A defined benefit pension is one of the most valuable retirement benefits an employer can provide, yet many employees do not fully understand how their benefit is calculated or what choices at retirement will determine its size for the rest of their lives. This guide explains the two main pension formulas, how the replacement rate benchmark helps you assess your coverage, and what to do if your pension falls short.

The Two Main Pension Formulas

Most defined benefit pensions use one of two basic calculation methods. The percentage-of-salary formula multiplies your years of service by a benefit multiplier (typically 1.5%–3%) and your final average salary. A teacher with 30 years of service, a 2% multiplier, and a $72,000 final average salary would receive $43,200 per year — a 60% replacement rate. The flat-dollar formula, common in union and trades plans, simply multiplies years of service by a set dollar amount per year, such as $75 per month. That same 30-year worker earns $2,250 per month regardless of what they were paid. Understanding which formula your plan uses is essential before making retirement timing decisions, because the same number of additional service years may produce very different marginal increases depending on the method. Many government plans use the percentage formula while many private-sector union plans use flat-dollar schedules. Your plan document or HR department can confirm which applies to you and exactly what the current multiplier or benefit rate is.

The Replacement Rate: Your Coverage Benchmark

The replacement rate — your pension as a percentage of pre-retirement income — is the single most useful way to evaluate whether your pension coverage is adequate. Financial planners generally target a combined replacement rate of 70–80% from all retirement income sources, including pension, Social Security, and personal savings, to maintain your pre-retirement standard of living. Most retirees spend less than they did while working because commuting costs, payroll taxes, and retirement savings contributions all disappear. However, healthcare expenses often rise sharply in retirement, partly offsetting those savings. A pension that provides 50% replacement is a solid foundation but typically requires supplemental savings. A 70%+ pension from a single source — common in some public safety and long-service government roles — may be largely self-sufficient. Use this calculator's replacement rate output to determine the gap between your projected pension and your target, then model how much additional savings in a 403(b), 457(b), or IRA would close that gap before your planned retirement date.
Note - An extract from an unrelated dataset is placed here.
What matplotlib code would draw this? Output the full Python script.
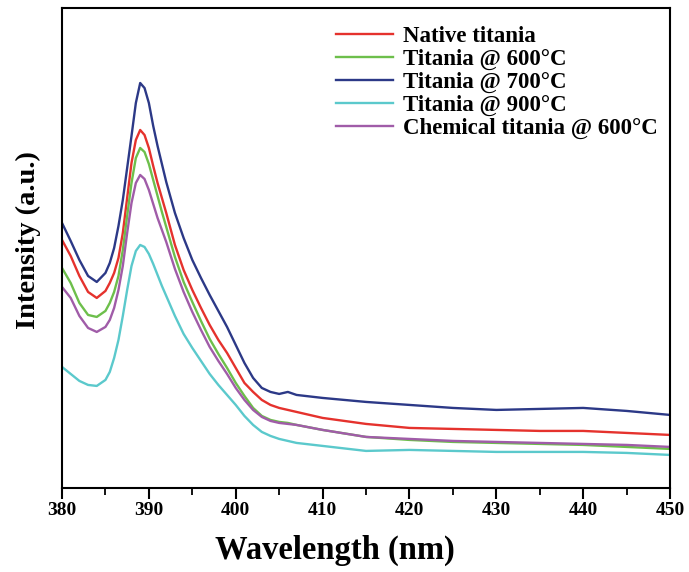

Key Decisions That Affect Your Benefit

Several choices you make before and at retirement can significantly raise or lower your lifetime pension income. Retirement age matters enormously: staying one or two additional years not only adds to your years-of-service count but also increases your final average salary if those are higher-earning years, producing a double multiplier effect on the formula. Working until the plan's maximum benefit cap — often 30 or 35 years — maximizes years of service without the diminishing returns of working beyond it. At retirement, most plans offer a survivor benefit election: taking a lower monthly payment so that a spouse continues receiving income after your death. The cost of this protection depends on age differences and payout factors that vary by plan. Carefully model the break-even period before choosing between a single-life and joint-and-survivor annuity. Finally, check whether your plan has a Cost of Living Adjustment (COLA). Plans with automatic annual COLA increases maintain purchasing power over a 20- to 30-year retirement, while flat benefits erode significantly in real terms over the same period.

When Your Pension Falls Short

If your projected replacement rate falls below 70%, the gap needs to be filled by voluntary savings. Employees with access to a 403(b) or 457(b) should prioritize maximizing those contributions, especially in the final five to ten years before retirement when the compound growth window is shorter but contribution limits are higher. If your plan offers additional voluntary contributions in exchange for enhanced benefits, model the break-even carefully — early death eliminates the value of purchased service credits, while living to 90 makes them extremely valuable. For employees who lack a pension entirely and rely solely on defined-contribution plans, the required savings rate to replicate a typical public-sector pension benefit is substantially higher than most people realize. A defined benefit paying 60% of a $72,000 salary has a present value at age 65 of approximately $900,000–$1,100,000 at typical discount rates, which gives you a concrete target for how much an equivalent 401(k) balance would need to be to fund a similar income stream through drawdowns and annuitization.